Gérard Noiriel : “L’histoire doit avoir une utilité civique”

Gérard Noiriel, propos recueillis par Catherine Portevin publié le 27 mars 2019 16 min

Paru quelques semaines avant le début du mouvement des “gilets jaunes”, “Une histoire populaire de la France” a fait de Gérard Noiriel un historien des plus… populaires. Nous sommes allés rencontrer cet homme d’engagement, pionnier de l’histoire de l’immigration et de la socio-histoire.

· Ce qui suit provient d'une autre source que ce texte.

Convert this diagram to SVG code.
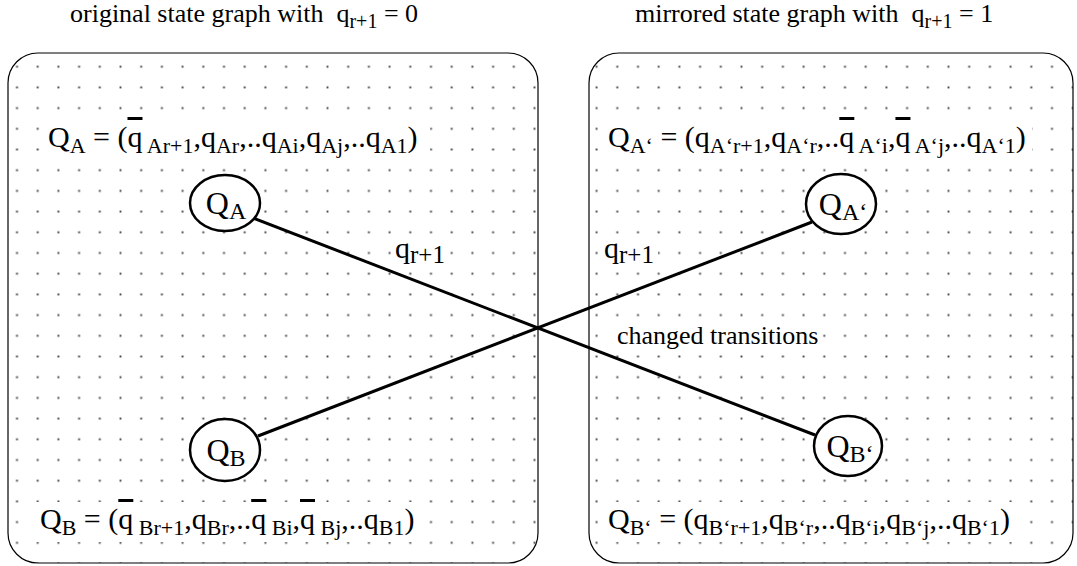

Gérard Noiriel est un lutteur, teigneux avec les forts, empathique avec les faibles, taillé pour le sport de combat, au mental comme au physique. C’est son côté sauvage. Il préfère raconter l’histoire dans les maisons de la culture de banlieue que sous les ors de la République, fuyant les intrigues académiques et les studios de télé, ne craignant ni les chaises vides ni les coups d’éclat. Au fond, dit de lui-même l’inventeur de la socio-histoire, « je suis un asocial ». Il reconnaît avoir gardé la susceptibilité à fleur de peau et la « relation pathologique au pouvoir » de ceux qui n’ont pas reçu au berceau la légitimité de leur rang. Il est engagé, à la « gauche de la gauche ». Il est chercheur comme d’autres sont hommes d’action… ce qu’il est aussi à sa manière.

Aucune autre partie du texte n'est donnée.